An output of the decoder DEC is stored in the execution register EXR at one cycle time interval of the third divided clock signal CKD3 relative to a timing at which the instruction code RINST3 of different value is input to the fetch register FTR and simultaneously provided to the peripheral circuit PER3.

According to an output of the execution register EXR, an operation of the peripheral circuit PER3 is controlled, and a read operation for the third plane PL3 is performed accordingly.

As a read command for the second plane PL2 is input, the second active signal ACT-PL2 is activated, and the second divided clock signal CKD2 may be activated accordingly.

The micro control unit 300-2 coupled with the second plane PL2 provides the instruction memory 600 with the address signal RMADD2 having different values based on each of rising edges of the second divided clock signal CKD2.

The instruction memory 600 sequentially generates differently valued instruction code RINST2 according to the differently valued address signal RMADD2. The differently valued instruction code RINST2 may be generated at one cycle time interval of the clock signal CKH relative to an input timing of the address signal RMADD2.

The differently valued instruction code RINST2 is stored in the fetch register FTR at one cycle time interval of the second divided clock signal CKD2 relative to an input timing of the address signal RMADD2.

The different valued instruction code RINST2 stored in the fetch register FTR may be decoded by the decoder DEC.

An output of the decoder DEC is stored in the execution register EXR at one cycle time interval of the second divided clock signal CKD2 relative to a timing at which the instruction code RINST2 of different value is input to the fetch register FTR and simultaneously provided to the peripheral circuit PER2.

According to an output of the execution register EXR, an operation of the peripheral circuit PER2 is controlled and a read operation to the second plane PL2 is performed accordingly, so that the plane interleave read operation may be completed.

The embodiment of the present disclosure described above allows the plurality of micro control units MCU1 to MCUn coupled with each of the plurality of planes PL1 to PLn to share one instruction memory 600, which can reduce circuit area compared to using a plurality of instruction memories, facilitate circuit design by simplifying signal line wiring, and increase a layout margin.

Because the plurality of micro control units MCU1 to MCUn operate based on a divided clock signal (one of CKD<n:1>) of different phase, the plurality of micro control units MCU1 to MCUn can freely access the instruction memory 600 to perform a plane interleave read operation without overlapping the timing of accessing the instruction memory 600.

In addition, because there is no overlap in the timing of the plurality of micro control units MCU1 to MCUn accessing the instruction memory 600, there is no overlap in the peak current per plane, which can reduce current consumption and increase the reliability of a read operation.

Concepts are disclosed in conjunction with examples and embodiments of the present disclosure.

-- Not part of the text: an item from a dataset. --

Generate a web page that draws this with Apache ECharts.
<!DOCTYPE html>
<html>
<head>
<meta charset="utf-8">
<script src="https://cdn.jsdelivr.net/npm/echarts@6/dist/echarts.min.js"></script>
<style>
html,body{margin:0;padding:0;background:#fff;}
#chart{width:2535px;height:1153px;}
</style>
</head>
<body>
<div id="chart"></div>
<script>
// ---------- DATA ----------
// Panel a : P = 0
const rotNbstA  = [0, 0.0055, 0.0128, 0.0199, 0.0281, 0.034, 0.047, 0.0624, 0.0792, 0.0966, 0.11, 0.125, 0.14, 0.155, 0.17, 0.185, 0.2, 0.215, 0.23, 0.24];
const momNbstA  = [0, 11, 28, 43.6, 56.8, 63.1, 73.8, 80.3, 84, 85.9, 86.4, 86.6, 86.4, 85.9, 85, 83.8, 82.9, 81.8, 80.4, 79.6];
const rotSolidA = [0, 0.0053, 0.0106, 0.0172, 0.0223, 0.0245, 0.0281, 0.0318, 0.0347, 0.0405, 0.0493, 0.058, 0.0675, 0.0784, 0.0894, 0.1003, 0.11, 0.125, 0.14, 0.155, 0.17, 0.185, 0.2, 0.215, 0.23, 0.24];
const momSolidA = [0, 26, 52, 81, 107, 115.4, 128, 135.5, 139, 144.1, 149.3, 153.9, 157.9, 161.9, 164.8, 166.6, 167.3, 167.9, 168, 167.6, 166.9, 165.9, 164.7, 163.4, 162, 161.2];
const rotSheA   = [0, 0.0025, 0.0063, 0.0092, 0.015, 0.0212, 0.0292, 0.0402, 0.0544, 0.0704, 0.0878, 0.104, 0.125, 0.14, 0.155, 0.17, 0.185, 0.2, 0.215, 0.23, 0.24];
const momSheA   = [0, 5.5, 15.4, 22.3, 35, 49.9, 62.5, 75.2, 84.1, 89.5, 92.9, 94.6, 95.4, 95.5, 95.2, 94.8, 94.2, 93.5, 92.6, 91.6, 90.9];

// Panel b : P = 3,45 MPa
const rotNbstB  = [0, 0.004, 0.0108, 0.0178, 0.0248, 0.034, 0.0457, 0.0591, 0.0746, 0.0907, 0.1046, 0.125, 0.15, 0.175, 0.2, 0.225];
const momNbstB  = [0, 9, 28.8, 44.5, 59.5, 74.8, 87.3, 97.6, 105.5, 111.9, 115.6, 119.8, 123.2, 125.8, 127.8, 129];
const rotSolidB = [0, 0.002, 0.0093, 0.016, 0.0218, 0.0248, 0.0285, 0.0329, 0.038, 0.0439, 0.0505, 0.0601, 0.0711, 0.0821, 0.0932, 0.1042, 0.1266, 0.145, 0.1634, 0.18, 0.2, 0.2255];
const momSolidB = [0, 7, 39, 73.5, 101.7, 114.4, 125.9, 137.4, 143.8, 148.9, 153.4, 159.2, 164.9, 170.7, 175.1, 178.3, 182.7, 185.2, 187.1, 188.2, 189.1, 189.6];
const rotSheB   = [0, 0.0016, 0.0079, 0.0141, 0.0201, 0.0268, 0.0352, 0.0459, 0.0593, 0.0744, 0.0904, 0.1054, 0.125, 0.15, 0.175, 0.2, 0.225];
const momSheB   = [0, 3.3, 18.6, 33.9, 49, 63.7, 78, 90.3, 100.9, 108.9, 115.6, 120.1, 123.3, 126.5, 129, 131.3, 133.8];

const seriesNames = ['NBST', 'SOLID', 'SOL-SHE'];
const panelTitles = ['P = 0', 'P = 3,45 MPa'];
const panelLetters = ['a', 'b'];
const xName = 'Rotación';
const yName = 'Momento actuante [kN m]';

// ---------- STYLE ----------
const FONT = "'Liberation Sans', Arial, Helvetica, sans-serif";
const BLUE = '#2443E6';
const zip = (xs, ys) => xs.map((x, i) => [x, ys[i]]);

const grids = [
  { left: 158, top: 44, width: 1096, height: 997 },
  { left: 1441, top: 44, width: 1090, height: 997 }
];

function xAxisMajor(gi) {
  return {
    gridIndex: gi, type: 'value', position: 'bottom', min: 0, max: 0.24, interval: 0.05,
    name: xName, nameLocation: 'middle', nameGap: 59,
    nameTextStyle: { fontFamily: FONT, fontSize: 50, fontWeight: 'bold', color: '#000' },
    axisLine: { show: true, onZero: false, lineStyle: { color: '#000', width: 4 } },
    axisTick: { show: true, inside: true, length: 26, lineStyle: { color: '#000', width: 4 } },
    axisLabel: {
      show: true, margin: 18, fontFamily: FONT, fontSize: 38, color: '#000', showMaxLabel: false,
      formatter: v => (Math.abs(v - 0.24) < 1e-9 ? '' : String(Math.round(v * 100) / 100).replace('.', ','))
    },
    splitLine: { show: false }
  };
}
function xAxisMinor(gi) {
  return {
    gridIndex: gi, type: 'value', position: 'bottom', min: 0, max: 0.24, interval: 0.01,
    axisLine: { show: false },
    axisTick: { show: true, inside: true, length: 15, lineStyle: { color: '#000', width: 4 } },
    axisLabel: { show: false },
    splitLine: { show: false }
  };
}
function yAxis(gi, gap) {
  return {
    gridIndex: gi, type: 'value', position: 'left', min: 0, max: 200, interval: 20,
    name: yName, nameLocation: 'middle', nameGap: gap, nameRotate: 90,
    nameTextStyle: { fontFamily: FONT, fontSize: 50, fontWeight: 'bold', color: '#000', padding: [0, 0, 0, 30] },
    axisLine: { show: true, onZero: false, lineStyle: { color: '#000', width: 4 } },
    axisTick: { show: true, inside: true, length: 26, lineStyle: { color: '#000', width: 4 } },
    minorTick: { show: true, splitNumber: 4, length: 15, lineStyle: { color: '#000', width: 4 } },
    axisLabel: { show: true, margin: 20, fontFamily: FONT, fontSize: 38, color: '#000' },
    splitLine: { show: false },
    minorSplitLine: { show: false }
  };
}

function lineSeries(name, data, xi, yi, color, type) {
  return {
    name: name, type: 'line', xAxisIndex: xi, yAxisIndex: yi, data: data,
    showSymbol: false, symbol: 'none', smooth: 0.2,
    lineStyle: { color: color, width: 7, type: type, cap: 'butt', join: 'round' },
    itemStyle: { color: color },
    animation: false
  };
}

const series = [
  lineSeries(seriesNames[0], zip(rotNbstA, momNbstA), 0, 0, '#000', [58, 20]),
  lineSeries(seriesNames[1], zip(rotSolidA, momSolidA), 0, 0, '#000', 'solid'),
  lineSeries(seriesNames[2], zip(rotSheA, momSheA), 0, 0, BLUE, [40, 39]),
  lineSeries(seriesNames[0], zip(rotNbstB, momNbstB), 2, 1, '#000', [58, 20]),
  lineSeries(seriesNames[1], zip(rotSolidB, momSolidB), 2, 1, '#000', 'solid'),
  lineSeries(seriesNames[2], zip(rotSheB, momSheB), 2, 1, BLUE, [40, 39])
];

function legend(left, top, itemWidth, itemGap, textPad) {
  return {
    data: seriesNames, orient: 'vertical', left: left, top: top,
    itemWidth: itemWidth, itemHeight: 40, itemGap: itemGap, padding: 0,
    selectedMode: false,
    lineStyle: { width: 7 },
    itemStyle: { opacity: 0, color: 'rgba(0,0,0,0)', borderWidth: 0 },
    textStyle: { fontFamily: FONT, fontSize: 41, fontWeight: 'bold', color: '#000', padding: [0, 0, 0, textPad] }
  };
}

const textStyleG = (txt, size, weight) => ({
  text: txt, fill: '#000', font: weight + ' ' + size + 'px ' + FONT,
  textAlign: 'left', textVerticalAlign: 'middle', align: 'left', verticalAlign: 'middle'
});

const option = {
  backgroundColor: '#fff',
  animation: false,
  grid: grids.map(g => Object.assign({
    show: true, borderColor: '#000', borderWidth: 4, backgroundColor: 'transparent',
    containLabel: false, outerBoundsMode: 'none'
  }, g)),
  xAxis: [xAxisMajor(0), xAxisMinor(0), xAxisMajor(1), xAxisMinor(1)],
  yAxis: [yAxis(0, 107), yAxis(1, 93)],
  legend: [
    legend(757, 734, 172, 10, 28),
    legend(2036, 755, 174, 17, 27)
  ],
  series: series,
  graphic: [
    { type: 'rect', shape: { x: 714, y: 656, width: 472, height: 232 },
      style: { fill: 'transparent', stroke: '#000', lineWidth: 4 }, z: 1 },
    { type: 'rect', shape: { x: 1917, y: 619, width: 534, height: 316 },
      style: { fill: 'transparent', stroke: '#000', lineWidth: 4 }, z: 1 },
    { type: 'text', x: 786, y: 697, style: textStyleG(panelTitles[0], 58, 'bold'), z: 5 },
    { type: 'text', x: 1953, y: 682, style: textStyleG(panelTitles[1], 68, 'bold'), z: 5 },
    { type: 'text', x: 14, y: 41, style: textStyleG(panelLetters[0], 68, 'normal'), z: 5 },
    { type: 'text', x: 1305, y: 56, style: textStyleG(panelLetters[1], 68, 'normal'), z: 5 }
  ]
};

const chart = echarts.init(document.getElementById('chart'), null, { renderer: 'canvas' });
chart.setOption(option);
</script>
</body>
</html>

Those skilled in the art will understand that various modifications, additions, combinations, and substitutions are possible without departing from the scope and technical concepts of the present disclosure. The embodiments disclosed in the present disclosure should be considered from an illustrative standpoint and not a restrictive standpoint. Therefore, the scope of the present disclosure is not limited to the provided descriptions. All changes within the meaning and range of equivalency of the claims are included within their scope. Furthermore, the embodiments may be combined to form additional embodiments.